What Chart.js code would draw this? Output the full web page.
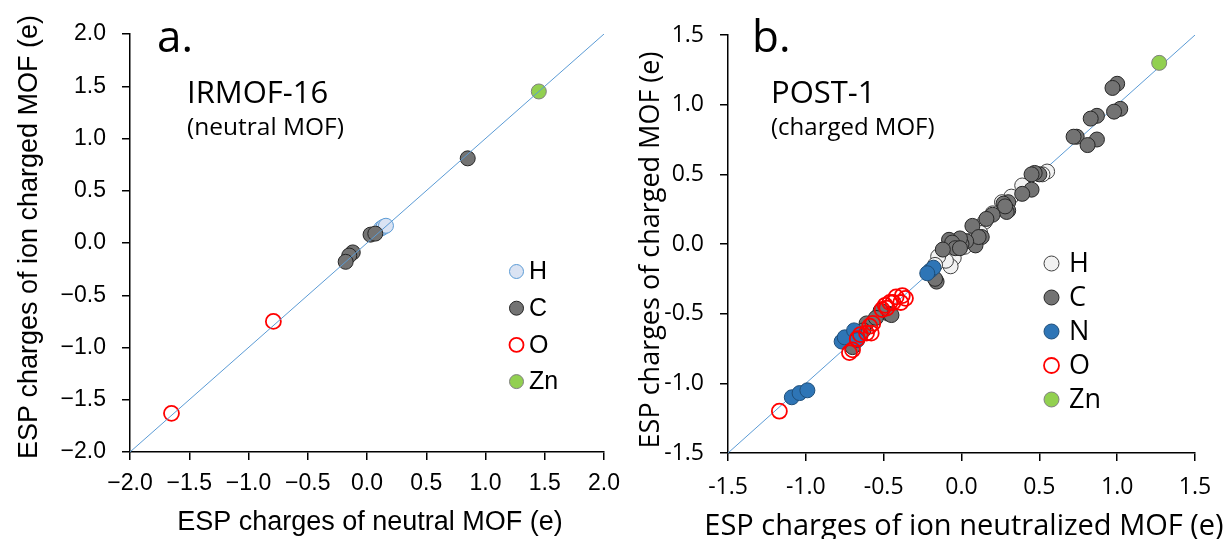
<!DOCTYPE html>
<html>
<head>
<meta charset="utf-8">
<script src="https://cdn.jsdelivr.net/npm/chart.js@4.4.1/dist/chart.umd.min.js"></script>
<style>
  html, body { margin: 0; padding: 0; background: #fff; }
  #wrap { position: relative; width: 1228px; height: 539px; overflow: hidden; }
  canvas { position: absolute; top: 0; }
  #chartA { left: 0; }
  #chartB { left: 614px; }
</style>
</head>
<body>
<div id="wrap">
  <canvas id="chartA" width="640" height="539"></canvas>
  <canvas id="chartB" width="614" height="539"></canvas>
</div>
<script>
//---------------------------------------------------------------------
// DONNÉES
//---------------------------------------------------------------------
const ticksA = [-2.0, -1.5, -1.0, -0.5, 0.0, 0.5, 1.0, 1.5, 2.0];
const ticksB = [-1.5, -1.0, -0.5, 0.0, 0.5, 1.0, 1.5];
const diagA = [-2, 2];
const diagB = [-1.5, 1.5];

// a. IRMOF-16
const aHx = [0.12, 0.14, 0.16];
const aHy = [0.14, 0.155, 0.165];
const aCx = [0.85, 0.03, 0.07, -0.12, -0.15, -0.18];
const aCy = [0.81, 0.08, 0.09, -0.09, -0.12, -0.18];
const aOx = [-0.79, -1.65];
const aOy = [-0.75, -1.63];
const aZnx = [1.45];
const aZny = [1.45];

// b. POST-1
const bHx = [0.55, 0.52, 0.39, 0.32, 0.26, 0.15, 0.10, 0.02, -0.05, -0.07, -0.10, -0.15, -0.17, 0.05, 0.20, -0.02, 0.12];
const bHy = [0.52, 0.50, 0.42, 0.34, 0.30, 0.16, 0.12, -0.02, -0.10, -0.16, -0.12, -0.09, -0.15, 0.02, 0.22, 0.03, 0.08];
const bCx = [1.00, 0.97, 1.02, 0.98, 0.87, 0.83, 0.74, 0.72, 0.87, 0.81,
             0.50, 0.47, 0.45, 0.45, 0.39, 0.30, 0.27, 0.30, 0.29, 0.28, 0.20, 0.16, 0.07, 0.13, 0.09, 0.11,
             0.03, 0.00, -0.01, -0.08, -0.06, -0.04, -0.12, -0.01, -0.16, -0.17,
             -0.61, -0.47, -0.45, -0.70, -0.63, -0.52, -0.55];
const bCy = [1.15, 1.12, 0.97, 0.95, 0.92, 0.90, 0.77, 0.77, 0.75, 0.71,
             0.50, 0.51, 0.50, 0.39, 0.36, 0.30, 0.29, 0.24, 0.23, 0.27, 0.21, 0.18, 0.13, 0.05, -0.01, 0.05,
             0.02, 0.00, 0.04, 0.03, 0.01, -0.03, -0.04, -0.03, -0.27, -0.25,
             -0.57, -0.50, -0.51, -0.74, -0.62, -0.48, -0.53];
const bNx = [-1.09, -1.04, -0.99, -0.77, -0.75, -0.69, -0.67, -0.20, -0.18, -0.22];
const bNy = [-1.10, -1.07, -1.05, -0.70, -0.67, -0.62, -0.69, -0.19, -0.17, -0.21];
const bOx = [-1.17, -0.72, -0.70, -0.67, -0.65, -0.61, -0.58, -0.59, -0.57, -0.51, -0.49, -0.46, -0.42, -0.38, -0.36, -0.39, -0.44, -0.48];
const bOy = [-1.20, -0.78, -0.76, -0.68, -0.65, -0.64, -0.64, -0.59, -0.57, -0.47, -0.44, -0.42, -0.38, -0.37, -0.39, -0.42, -0.42, -0.46];
const bZnx = [1.27];
const bZny = [1.30];

const pts = (xs, ys) => xs.map((x, i) => ({ x: x, y: ys[i] }));

//---------------------------------------------------------------------
// PLUGINS : textes et légende
//---------------------------------------------------------------------
const panelText = {
    id: 'panelText',
    afterDraw(chart, args, opts) {
        const ctx = chart.ctx;
        opts.items.forEach(it => {
            ctx.save();
            ctx.translate(it.x, it.y);
            if (it.rotate) ctx.rotate(it.rotate);
            ctx.font = it.font;
            ctx.fillStyle = '#000';
            ctx.textAlign = it.align || 'left';
            ctx.textBaseline = it.baseline || 'alphabetic';
            ctx.fillText(it.text, 0, 0);
            ctx.restore();
        });
    }
};

const markerLegend = {
    id: 'markerLegend',
    afterDraw(chart, args, opts) {
        const ctx = chart.ctx;
        chart.data.datasets.filter(d => d.label).forEach((d, i) => {
            const y = opts.y + i * opts.gap;
            ctx.save();
            ctx.beginPath();
            ctx.arc(opts.x, y, opts.r, 0, Math.PI * 2);
            ctx.fillStyle = d.backgroundColor;
            ctx.fill();
            ctx.lineWidth = d.borderWidth;
            ctx.strokeStyle = d.borderColor;
            ctx.stroke();
            ctx.font = opts.font;
            ctx.fillStyle = '#000';
            ctx.textBaseline = 'middle';
            ctx.fillText(d.label, opts.textX, y + 1);
            ctx.restore();
        });
    }
};

function axe(ticks, fmt, fontFamily, fontSize, pad, fitSize, isY) {
    return {
        type: 'linear',
        min: ticks[0],
        max: ticks[ticks.length - 1],
        afterBuildTicks: s => { s.ticks = ticks.map(v => ({ value: v })); },
        afterFit: s => { if (isY) s.width = fitSize; else s.height = fitSize; },
        grid: { drawOnChartArea: false, drawTicks: true, tickLength: 8, color: '#000', lineWidth: 1.5 },
        border: { display: true, color: '#000', width: 1.5 },
        ticks: {
            color: '#000',
            padding: pad,
            maxRotation: 0,
            font: { family: fontFamily, size: fontSize },
            callback: fmt
        },
        title: { display: false }
    };
}

//---------------------------------------------------------------------
// GRAPH a. IRMOF-16
//---------------------------------------------------------------------
const fmtA = v => (v < 0 ? '\u2212' : '') + Math.abs(v).toFixed(1);

new Chart(document.getElementById('chartA'), {
    type: 'scatter',
    data: {
        datasets: [
            { data: pts(diagA, diagA), showLine: true, borderColor: '#5b9bd5', borderWidth: 1, pointRadius: 0, order: 0 },
            { label: 'H', data: pts(aHx, aHy), backgroundColor: '#dae3f3', borderColor: '#5b9bd5', borderWidth: 1, pointRadius: 7.5, order: 5 },
            { label: 'C', data: pts(aCx, aCy), backgroundColor: '#737373', borderColor: '#262626', borderWidth: 1, pointRadius: 7.5, order: 4 },
            { label: 'O', data: pts(aOx, aOy), backgroundColor: 'rgba(255,255,255,0)', borderColor: '#ff0000', borderWidth: 1.8, pointRadius: 7.5, order: 3 },
            { label: 'Zn', data: pts(aZnx, aZny), backgroundColor: '#92d050', borderColor: '#7f7f7f', borderWidth: 1, pointRadius: 7.5, order: 2 }
        ]
    },
    options: {
        responsive: false,
        animation: false,
        devicePixelRatio: 1,
        layout: { padding: { left: 0, top: 34, right: 36, bottom: 0 } },
        scales: {
            x: axe(ticksA, fmtA, 'Liberation Sans', 23, 10, 87, false),
            y: axe(ticksA, fmtA, 'Liberation Sans', 23, 16, 130, true)
        },
        plugins: {
            legend: { display: false },
            tooltip: { enabled: false },
            panelText: {
                items: [
                    { text: 'a.', x: 157, y: 52, font: '44px "Open Sans"' },
                    { text: 'IRMOF-16', x: 187, y: 103, font: '31px "Open Sans"' },
                    { text: '(neutral MOF)', x: 187, y: 135, font: '24.5px "Open Sans"' },
                    { text: 'ESP charges of neutral MOF (e)', x: 370, y: 523, font: '27px "Liberation Sans"', align: 'center', baseline: 'middle' },
                    { text: 'ESP charges of ion charged MOF (e)', x: 30, y: 237, font: '27px "Liberation Sans"', align: 'center', baseline: 'middle', rotate: -Math.PI / 2 }
                ]
            },
            markerLegend: { x: 516.5, y: 271.5, gap: 36.7, r: 7, textX: 529, font: '25px "Liberation Sans"' }
        }
    },
    plugins: [panelText, markerLegend]
});

//---------------------------------------------------------------------
// GRAPH b. POST-1
//---------------------------------------------------------------------
const fmtB = v => v.toFixed(1);

new Chart(document.getElementById('chartB'), {
    type: 'scatter',
    data: {
        datasets: [
            { data: pts(diagB, diagB), showLine: true, borderColor: '#5b9bd5', borderWidth: 1, pointRadius: 0, order: 9 },
            { label: 'H', data: pts(bHx, bHy), backgroundColor: '#f2f2f2', borderColor: '#404040', borderWidth: 1, pointRadius: 7.5, order: 6 },
            { label: 'C', data: pts(bCx, bCy), backgroundColor: '#737373', borderColor: '#262626', borderWidth: 1, pointRadius: 7.5, order: 5 },
            { label: 'N', data: pts(bNx, bNy), backgroundColor: '#2e75b6', borderColor: '#1f4e79', borderWidth: 1, pointRadius: 7.5, order: 4 },
            { label: 'O', data: pts(bOx, bOy), backgroundColor: 'rgba(255,255,255,0)', borderColor: '#ff0000', borderWidth: 1.8, pointRadius: 7.5, order: 3 },
            { label: 'Zn', data: pts(bZnx, bZny), backgroundColor: '#92d050', borderColor: '#7f7f7f', borderWidth: 1, pointRadius: 7.5, order: 2 }
        ]
    },
    options: {
        responsive: false,
        animation: false,
        devicePixelRatio: 1,
        layout: { padding: { left: 0, top: 35, right: 33, bottom: 0 } },
        scales: {
            x: axe(ticksB, fmtB, 'Open Sans', 23, 13, 86, false),
            y: axe(ticksB, fmtB, 'Open Sans', 23, 16, 114, true)
        },
        plugins: {
            legend: { display: false },
            tooltip: { enabled: false },
            panelText: {
                items: [
                    { text: 'b.', x: 138, y: 52, font: '44px "Open Sans"' },
                    { text: 'POST-1', x: 157, y: 103, font: '31px "Open Sans"' },
                    { text: '(charged MOF)', x: 157, y: 135, font: '24px "Open Sans"' },
                    { text: 'ESP charges of ion neutralized MOF (e)', x: 350, y: 527, font: '29px "Open Sans"', align: 'center', baseline: 'middle' },
                    { text: 'ESP charges of charged MOF (e)', x: 37, y: 250, font: '27px "Open Sans"', align: 'center', baseline: 'middle', rotate: -Math.PI / 2 }
                ]
            },
            markerLegend: { x: 437.5, y: 263.5, gap: 34, r: 7.5, textX: 455, font: '27px "Open Sans"' }
        }
    },
    plugins: [panelText, markerLegend]
});
</script>
</body>
</html>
★ ★ ★ ★
**Aim:** Write out the lines from the start of the material to the line with "const diagB = [-1.5, 1.5];", inclusive and exactly. Skip the pictures.

**Task response:**
What Chart.js code would draw this? Output the full web page.
<!DOCTYPE html>
<html>
<head>
<meta charset="utf-8">
<script src="https://cdn.jsdelivr.net/npm/chart.js@4.4.1/dist/chart.umd.min.js"></script>
<style>
  html, body { margin: 0; padding: 0; background: #fff; }
  #wrap { position: relative; width: 1228px; height: 539px; overflow: hidden; }
  canvas { position: absolute; top: 0; }
  #chartA { left: 0; }
  #chartB { left: 614px; }
</style>
</head>
<body>
<div id="wrap">
  <canvas id="chartA" width="640" height="539"></canvas>
  <canvas id="chartB" width="614" height="539"></canvas>
</div>
<script>
//---------------------------------------------------------------------
// DONNÉES
//---------------------------------------------------------------------
const ticksA = [-2.0, -1.5, -1.0, -0.5, 0.0, 0.5, 1.0, 1.5, 2.0];
const ticksB = [-1.5, -1.0, -0.5, 0.0, 0.5, 1.0, 1.5];
const diagA = [-2, 2];
const diagB = [-1.5, 1.5];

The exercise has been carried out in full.